We monitor, develop, pilot and evaluate mechanisms for public and private scrutiny and accountability of data and AI. This includes our research on technical methods for auditing algorithmic systems; a collaboration with AI Now and the Open Government Partnership which surveyed algorithmic accountability policy mechanisms in the public sector; and a pilot of algorithmic impact assessments in healthcare.

3. Rethinking data and rebalancing power

Rethinking data and rebalancing power reconsidered the narrative, uses and governance of data. The expert working group – co-chaired by Professor Diane Coyle (Bennett Institute of Public Policy, Cambridge) and Paul Nemitz (Director, Principal Adviser on Justice Policy,  EU Commission, and Member of the German Data Ethics Commission) – sought to answer a radical question:

What is a more ambitious vision for the future of data that extends the scope of what we think is possible?’

4. AI standards and civil society participation

Both the EU AI Act and forthcoming UK legislation will rely heavily on the creation of AI standards by international bodies like ISO.

Ada has previously researched how these standards processes can include more civil society voices as well as other innovations that might improve democratic control.
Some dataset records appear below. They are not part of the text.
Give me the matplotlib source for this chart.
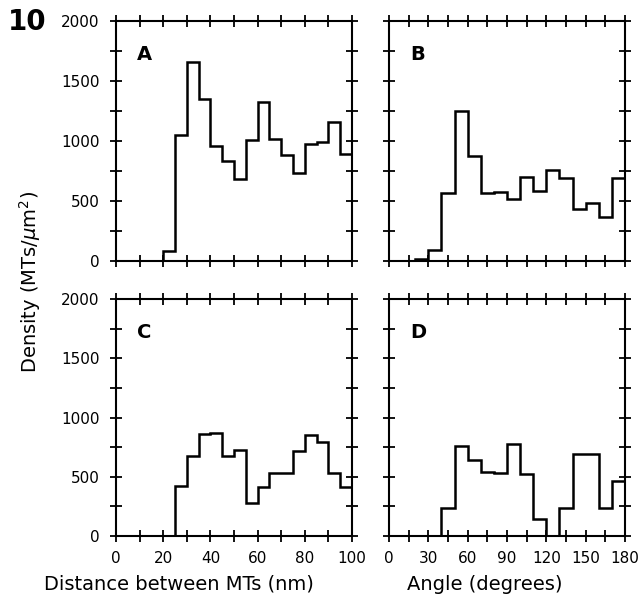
import numpy as np
import matplotlib.pyplot as plt

# distance histograms (5 nm bins, 0-100 nm)
dist_edges = np.arange(0, 105, 5)
dist_A = [0, 0, 0, 0, 85, 1050, 1656, 1353, 958, 833,
          680, 1006, 1322, 1017, 883, 736, 978, 990, 1156, 889]
dist_C = [0, 0, 0, 0, 0, 425, 676, 862, 873, 676,
          724, 282, 417, 535, 535, 715, 853, 794, 535, 414]

# angle histograms (10 degree bins, 0-180)
ang_edges = np.arange(0, 190, 10)
ang_B = [0, 0, 20, 89, 567, 1247, 875, 567, 572, 519,
         700, 583, 761, 694, 431, 483, 367, 694]
ang_D = [0, 0, 0, 0, 237, 761, 642, 544, 530, 777,
         524, 141, 0, 237, 693, 690, 237, 465]

fig = plt.figure(figsize=(6.42, 6.0), dpi=100)

W = 236 / 642
axA = fig.add_axes([116 / 642, 1 - 261 / 600, W, 240 / 600])
axB = fig.add_axes([389 / 642, 1 - 261 / 600, W, 240 / 600])
axC = fig.add_axes([116 / 642, 1 - 536 / 600, W, 237 / 600])
axD = fig.add_axes([389 / 642, 1 - 536 / 600, W, 237 / 600])

panels = [(axA, dist_edges, dist_A, 'A', 'dist'),
          (axB, ang_edges, ang_B, 'B', 'ang'),
          (axC, dist_edges, dist_C, 'C', 'dist'),
          (axD, ang_edges, ang_D, 'D', 'ang')]

for ax, edges, vals, letter, kind in panels:
    ax.stairs(vals, edges, color='black', linewidth=1.8)
    ax.set_ylim(0, 2000)
    if kind == 'dist':
        ax.set_xlim(0, 100)
        ax.set_xticks(np.arange(0, 101, 20))
        ax.set_xticks(np.arange(0, 101, 10), minor=True)
    else:
        ax.set_xlim(0, 180)
        ax.set_xticks(np.arange(0, 181, 30))
        ax.set_xticks(np.arange(0, 181, 15), minor=True)
    ax.set_yticks(np.arange(0, 2001, 500))
    ax.set_yticks(np.arange(0, 2001, 250), minor=True)
    ax.tick_params(which='both', direction='inout', length=8, width=1.3,
                   top=True, right=True, labelsize=11)
    ax.tick_params(axis='y', pad=8)
    ax.tick_params(axis='x', pad=7)
    for s in ax.spines.values():
        s.set_linewidth(1.5)
    ax.text(0.09, 0.9, letter, transform=ax.transAxes, fontsize=14,
            fontweight='bold', va='top', ha='left')

axA.tick_params(labelbottom=False)
axB.tick_params(labelbottom=False, labelleft=False)
axD.tick_params(labelleft=False)

fig.text(179 / 642, 1 - 584 / 600, 'Distance between MTs (nm)', fontsize=14,
         ha='center', va='center')
fig.text(485 / 642, 1 - 584 / 600, 'Angle (degrees)', fontsize=14,
         ha='center', va='center')
fig.text(30 / 642, 1 - 282 / 600, r'Density (MTs/$\mu$m$^2$)', rotation=90,
         fontsize=14, ha='center', va='center')
fig.text(8 / 642, 1 - 22 / 600, '10', fontsize=20, fontweight='bold',
         ha='left', va='center')

fig.savefig('out.png', dpi=100)
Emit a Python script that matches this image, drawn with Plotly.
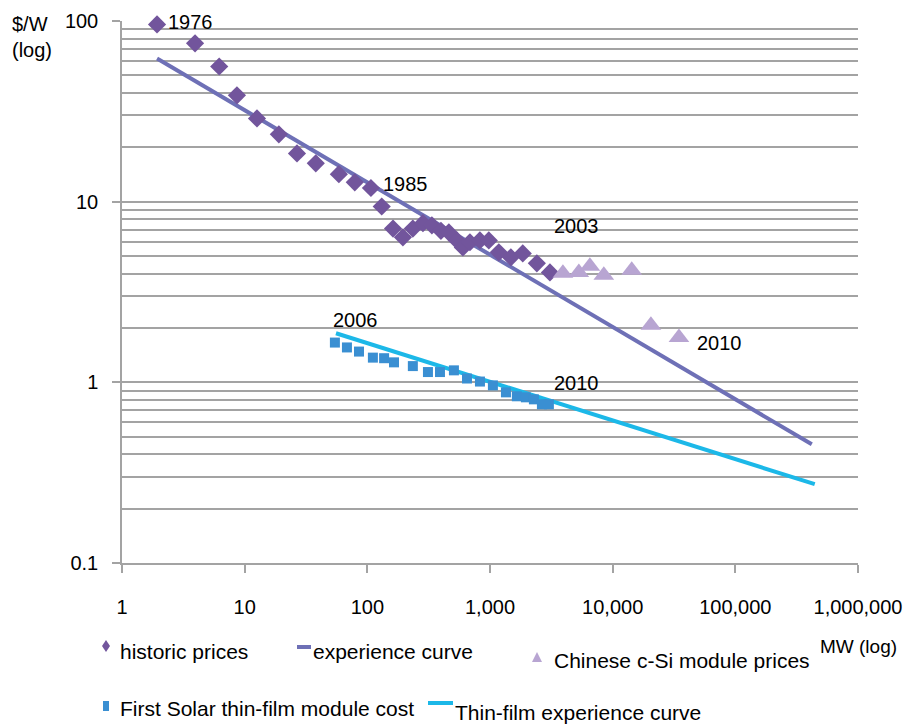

We also hosted an expert roundtable on EU AI standards development and civil society participation.

5. Foundation model governance

We first called for the inclusion of foundation models (or ‘general-purpose AI models’) in regulation in early 2022. Since then, our work has increasingly focused on the unique risk profile of foundation models, and the challenges posed for policymakers.

Our work to support both governments and the wider ecosystem in understanding the AI value chain and the (potentially) critical role of foundation models began with establishing a shared terminology through our explainer. We also identified the key considerations for public-sector deployment of models like OpenAI’s GPT-4 and its application interface, ChatGPT.

We have also explored if foundation model governance can learn from the regulation of similarly complex, novel technologies in the life sciences sector. This includes regulatory powers and potential mechanisms such as pre-market approval for foundation models.